◆ Data excerpts:
## start
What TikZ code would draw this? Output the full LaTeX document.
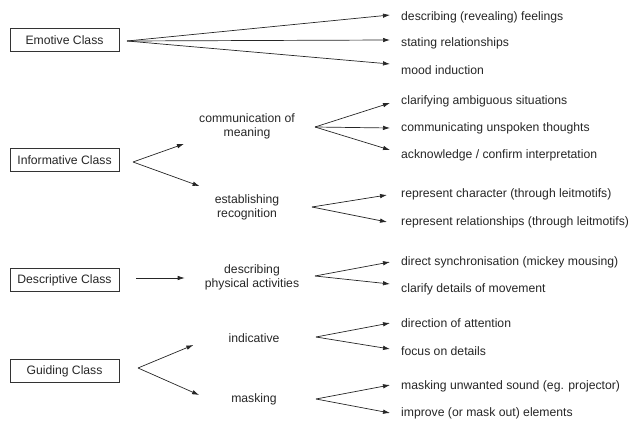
## end
## start
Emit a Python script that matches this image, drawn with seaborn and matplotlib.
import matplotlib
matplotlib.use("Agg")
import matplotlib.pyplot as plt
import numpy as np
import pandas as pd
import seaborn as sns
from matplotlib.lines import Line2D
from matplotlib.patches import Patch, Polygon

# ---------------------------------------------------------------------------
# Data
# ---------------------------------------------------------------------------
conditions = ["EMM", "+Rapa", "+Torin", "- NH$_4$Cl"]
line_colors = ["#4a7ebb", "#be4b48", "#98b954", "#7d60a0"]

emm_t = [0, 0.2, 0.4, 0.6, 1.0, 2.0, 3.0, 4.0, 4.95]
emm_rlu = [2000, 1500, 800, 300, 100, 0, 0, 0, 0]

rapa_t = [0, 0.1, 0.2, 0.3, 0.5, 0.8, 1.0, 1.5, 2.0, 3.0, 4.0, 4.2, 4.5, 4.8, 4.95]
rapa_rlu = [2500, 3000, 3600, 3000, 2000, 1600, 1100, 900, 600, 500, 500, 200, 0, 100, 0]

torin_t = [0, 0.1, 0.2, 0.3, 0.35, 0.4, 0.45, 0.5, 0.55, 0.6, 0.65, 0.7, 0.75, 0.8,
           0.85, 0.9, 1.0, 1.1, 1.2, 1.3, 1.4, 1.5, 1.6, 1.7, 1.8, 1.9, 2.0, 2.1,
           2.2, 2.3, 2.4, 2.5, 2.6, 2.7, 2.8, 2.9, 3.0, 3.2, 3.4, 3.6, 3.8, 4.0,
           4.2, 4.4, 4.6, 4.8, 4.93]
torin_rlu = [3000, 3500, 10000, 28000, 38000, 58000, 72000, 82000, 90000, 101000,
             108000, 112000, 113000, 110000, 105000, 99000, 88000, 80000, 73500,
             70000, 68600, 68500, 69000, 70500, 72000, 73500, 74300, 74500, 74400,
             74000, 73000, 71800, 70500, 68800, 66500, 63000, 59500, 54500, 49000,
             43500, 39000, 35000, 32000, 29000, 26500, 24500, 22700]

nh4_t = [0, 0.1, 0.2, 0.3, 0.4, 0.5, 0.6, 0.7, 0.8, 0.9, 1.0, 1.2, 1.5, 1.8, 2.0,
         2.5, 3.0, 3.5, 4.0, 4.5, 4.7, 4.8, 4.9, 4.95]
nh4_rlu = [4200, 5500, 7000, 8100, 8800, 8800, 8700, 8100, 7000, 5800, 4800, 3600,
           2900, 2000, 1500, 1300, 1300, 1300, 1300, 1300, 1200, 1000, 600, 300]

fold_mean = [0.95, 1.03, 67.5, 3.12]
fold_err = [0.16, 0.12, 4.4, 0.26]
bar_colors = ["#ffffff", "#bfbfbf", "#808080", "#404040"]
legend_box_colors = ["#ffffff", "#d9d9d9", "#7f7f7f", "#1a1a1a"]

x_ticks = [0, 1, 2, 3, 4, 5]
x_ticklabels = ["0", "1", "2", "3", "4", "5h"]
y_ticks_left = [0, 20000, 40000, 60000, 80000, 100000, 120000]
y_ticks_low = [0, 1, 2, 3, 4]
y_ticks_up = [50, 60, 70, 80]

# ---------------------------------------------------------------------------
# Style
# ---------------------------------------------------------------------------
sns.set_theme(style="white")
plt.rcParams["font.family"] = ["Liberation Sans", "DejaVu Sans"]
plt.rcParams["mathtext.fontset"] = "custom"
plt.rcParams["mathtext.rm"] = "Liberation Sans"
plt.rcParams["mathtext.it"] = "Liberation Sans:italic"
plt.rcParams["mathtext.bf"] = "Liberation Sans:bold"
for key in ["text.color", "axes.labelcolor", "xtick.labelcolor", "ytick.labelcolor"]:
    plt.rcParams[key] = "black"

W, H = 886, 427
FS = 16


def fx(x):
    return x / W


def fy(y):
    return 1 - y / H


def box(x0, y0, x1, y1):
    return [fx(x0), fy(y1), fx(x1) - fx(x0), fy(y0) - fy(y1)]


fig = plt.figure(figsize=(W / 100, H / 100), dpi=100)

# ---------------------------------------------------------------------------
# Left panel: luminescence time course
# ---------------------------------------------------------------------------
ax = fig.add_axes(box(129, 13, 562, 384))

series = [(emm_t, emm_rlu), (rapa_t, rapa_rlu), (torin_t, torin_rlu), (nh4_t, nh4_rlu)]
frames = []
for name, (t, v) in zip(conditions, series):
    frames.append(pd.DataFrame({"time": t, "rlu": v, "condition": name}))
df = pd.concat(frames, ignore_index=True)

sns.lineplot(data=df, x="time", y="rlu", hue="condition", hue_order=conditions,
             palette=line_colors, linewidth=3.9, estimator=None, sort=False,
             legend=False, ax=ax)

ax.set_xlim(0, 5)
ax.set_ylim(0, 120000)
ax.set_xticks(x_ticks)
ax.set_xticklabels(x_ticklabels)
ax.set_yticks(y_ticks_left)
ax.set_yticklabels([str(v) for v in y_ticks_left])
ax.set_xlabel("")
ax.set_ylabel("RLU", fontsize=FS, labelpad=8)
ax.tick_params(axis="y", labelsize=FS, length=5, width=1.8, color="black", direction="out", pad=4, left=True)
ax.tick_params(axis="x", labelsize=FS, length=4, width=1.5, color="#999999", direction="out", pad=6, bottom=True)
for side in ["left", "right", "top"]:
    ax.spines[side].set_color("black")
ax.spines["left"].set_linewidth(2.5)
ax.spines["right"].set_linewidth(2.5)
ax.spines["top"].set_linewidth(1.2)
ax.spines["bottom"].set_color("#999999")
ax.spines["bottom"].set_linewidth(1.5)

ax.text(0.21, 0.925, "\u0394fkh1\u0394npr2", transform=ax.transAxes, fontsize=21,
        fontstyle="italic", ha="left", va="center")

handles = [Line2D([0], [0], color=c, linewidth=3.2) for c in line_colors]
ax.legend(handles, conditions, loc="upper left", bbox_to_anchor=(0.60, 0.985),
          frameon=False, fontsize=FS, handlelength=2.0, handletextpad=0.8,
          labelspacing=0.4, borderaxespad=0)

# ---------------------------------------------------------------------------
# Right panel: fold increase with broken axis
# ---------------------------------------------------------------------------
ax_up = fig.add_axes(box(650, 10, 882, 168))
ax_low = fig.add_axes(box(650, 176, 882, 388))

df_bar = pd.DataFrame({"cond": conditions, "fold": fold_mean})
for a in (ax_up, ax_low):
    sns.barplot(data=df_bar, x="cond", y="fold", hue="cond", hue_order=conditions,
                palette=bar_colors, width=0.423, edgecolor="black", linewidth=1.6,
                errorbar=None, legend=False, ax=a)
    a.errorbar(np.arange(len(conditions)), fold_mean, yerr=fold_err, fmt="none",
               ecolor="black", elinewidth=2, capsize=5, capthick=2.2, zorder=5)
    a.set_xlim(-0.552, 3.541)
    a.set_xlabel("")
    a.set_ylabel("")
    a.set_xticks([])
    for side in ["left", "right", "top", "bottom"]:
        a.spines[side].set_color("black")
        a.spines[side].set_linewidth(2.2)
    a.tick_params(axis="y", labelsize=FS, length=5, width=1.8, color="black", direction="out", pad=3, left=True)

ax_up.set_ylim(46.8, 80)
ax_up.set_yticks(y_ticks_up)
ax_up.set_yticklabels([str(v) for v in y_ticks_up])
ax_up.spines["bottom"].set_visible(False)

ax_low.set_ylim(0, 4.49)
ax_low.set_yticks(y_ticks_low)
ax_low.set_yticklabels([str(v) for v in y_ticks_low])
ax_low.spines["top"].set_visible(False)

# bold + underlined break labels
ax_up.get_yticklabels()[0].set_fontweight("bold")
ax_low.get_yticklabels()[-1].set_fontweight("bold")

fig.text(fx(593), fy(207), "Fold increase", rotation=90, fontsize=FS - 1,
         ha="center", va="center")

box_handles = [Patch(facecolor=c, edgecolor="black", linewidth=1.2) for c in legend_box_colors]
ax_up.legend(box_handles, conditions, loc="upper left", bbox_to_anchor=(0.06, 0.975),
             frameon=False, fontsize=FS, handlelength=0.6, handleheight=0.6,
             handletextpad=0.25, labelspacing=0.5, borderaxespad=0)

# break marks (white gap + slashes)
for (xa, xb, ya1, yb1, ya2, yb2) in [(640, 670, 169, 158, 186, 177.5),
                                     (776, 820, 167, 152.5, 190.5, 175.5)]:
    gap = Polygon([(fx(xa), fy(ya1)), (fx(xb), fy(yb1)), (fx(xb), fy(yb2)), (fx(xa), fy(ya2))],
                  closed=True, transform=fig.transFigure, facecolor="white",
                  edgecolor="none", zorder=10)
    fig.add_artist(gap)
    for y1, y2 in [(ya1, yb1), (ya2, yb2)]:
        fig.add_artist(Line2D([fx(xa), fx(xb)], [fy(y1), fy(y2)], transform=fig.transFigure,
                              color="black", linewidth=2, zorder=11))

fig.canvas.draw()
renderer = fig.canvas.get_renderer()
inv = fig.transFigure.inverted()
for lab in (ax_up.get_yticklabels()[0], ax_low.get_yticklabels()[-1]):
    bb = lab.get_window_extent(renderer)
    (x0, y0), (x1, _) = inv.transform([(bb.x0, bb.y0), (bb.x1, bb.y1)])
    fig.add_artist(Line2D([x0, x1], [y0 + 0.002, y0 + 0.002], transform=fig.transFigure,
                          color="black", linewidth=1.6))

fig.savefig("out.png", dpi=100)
## end
◆ Exercise brief:
Give the exact lines, and only those, from the line containing "Emit a Python" through the line containing "43500, 39000, 35000, 32000, 29000, 26500, 24500, 22700]" in the entries above.

◆ Written solution:
Emit a Python script that matches this image, drawn with seaborn and matplotlib.
import matplotlib
matplotlib.use("Agg")
import matplotlib.pyplot as plt
import numpy as np
import pandas as pd
import seaborn as sns
from matplotlib.lines import Line2D
from matplotlib.patches import Patch, Polygon

# ---------------------------------------------------------------------------
# Data
# ---------------------------------------------------------------------------
conditions = ["EMM", "+Rapa", "+Torin", "- NH$_4$Cl"]
line_colors = ["#4a7ebb", "#be4b48", "#98b954", "#7d60a0"]

emm_t = [0, 0.2, 0.4, 0.6, 1.0, 2.0, 3.0, 4.0, 4.95]
emm_rlu = [2000, 1500, 800, 300, 100, 0, 0, 0, 0]

rapa_t = [0, 0.1, 0.2, 0.3, 0.5, 0.8, 1.0, 1.5, 2.0, 3.0, 4.0, 4.2, 4.5, 4.8, 4.95]
rapa_rlu = [2500, 3000, 3600, 3000, 2000, 1600, 1100, 900, 600, 500, 500, 200, 0, 100, 0]

torin_t = [0, 0.1, 0.2, 0.3, 0.35, 0.4, 0.45, 0.5, 0.55, 0.6, 0.65, 0.7, 0.75, 0.8,
           0.85, 0.9, 1.0, 1.1, 1.2, 1.3, 1.4, 1.5, 1.6, 1.7, 1.8, 1.9, 2.0, 2.1,
           2.2, 2.3, 2.4, 2.5, 2.6, 2.7, 2.8, 2.9, 3.0, 3.2, 3.4, 3.6, 3.8, 4.0,
           4.2, 4.4, 4.6, 4.8, 4.93]
torin_rlu = [3000, 3500, 10000, 28000, 38000, 58000, 72000, 82000, 90000, 101000,
             108000, 112000, 113000, 110000, 105000, 99000, 88000, 80000, 73500,
             70000, 68600, 68500, 69000, 70500, 72000, 73500, 74300, 74500, 74400,
             74000, 73000, 71800, 70500, 68800, 66500, 63000, 59500, 54500, 49000,
             43500, 39000, 35000, 32000, 29000, 26500, 24500, 22700]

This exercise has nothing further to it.